**WHAT THE TASK REQUIRES**
Where a line in the listing below contains the word "this", copy that line.

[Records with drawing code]
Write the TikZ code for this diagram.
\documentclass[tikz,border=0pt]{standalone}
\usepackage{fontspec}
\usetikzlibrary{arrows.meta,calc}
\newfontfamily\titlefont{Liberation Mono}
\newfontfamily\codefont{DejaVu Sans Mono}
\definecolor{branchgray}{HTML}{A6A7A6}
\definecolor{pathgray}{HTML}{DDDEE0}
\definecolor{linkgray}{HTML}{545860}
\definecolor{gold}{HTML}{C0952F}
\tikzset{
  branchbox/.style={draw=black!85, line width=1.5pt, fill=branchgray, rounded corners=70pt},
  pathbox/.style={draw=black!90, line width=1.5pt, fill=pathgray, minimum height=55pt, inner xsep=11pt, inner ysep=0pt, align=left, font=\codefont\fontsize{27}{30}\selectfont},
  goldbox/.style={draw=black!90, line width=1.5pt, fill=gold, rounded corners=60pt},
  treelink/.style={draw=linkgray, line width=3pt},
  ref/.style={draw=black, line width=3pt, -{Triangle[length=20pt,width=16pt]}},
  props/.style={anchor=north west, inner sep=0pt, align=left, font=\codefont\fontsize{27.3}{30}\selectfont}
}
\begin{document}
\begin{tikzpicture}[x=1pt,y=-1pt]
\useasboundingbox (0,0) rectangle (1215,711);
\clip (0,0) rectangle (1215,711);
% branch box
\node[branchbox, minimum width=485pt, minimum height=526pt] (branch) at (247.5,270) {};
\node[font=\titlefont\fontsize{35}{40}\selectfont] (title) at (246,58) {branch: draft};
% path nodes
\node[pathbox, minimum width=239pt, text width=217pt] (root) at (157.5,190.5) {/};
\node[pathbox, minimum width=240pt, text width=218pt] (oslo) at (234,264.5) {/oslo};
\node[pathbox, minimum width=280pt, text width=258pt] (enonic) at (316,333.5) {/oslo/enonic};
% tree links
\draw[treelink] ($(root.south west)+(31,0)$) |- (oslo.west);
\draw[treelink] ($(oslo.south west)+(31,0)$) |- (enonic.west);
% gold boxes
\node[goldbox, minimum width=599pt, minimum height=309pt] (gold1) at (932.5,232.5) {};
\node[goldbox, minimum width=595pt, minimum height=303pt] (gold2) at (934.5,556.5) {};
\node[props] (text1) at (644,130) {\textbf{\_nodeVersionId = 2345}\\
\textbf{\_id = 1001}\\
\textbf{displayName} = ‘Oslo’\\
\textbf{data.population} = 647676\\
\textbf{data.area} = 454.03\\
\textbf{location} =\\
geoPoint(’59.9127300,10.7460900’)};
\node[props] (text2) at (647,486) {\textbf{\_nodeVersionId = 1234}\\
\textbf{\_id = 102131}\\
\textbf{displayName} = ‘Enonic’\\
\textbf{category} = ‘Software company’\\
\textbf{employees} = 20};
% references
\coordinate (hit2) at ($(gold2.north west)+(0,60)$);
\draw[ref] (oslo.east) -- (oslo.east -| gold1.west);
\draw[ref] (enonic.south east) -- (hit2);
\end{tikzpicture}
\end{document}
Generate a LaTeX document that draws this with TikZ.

**THE COMPLETED TASK**
Write the TikZ code for this diagram.
Generate a LaTeX document that draws this with TikZ.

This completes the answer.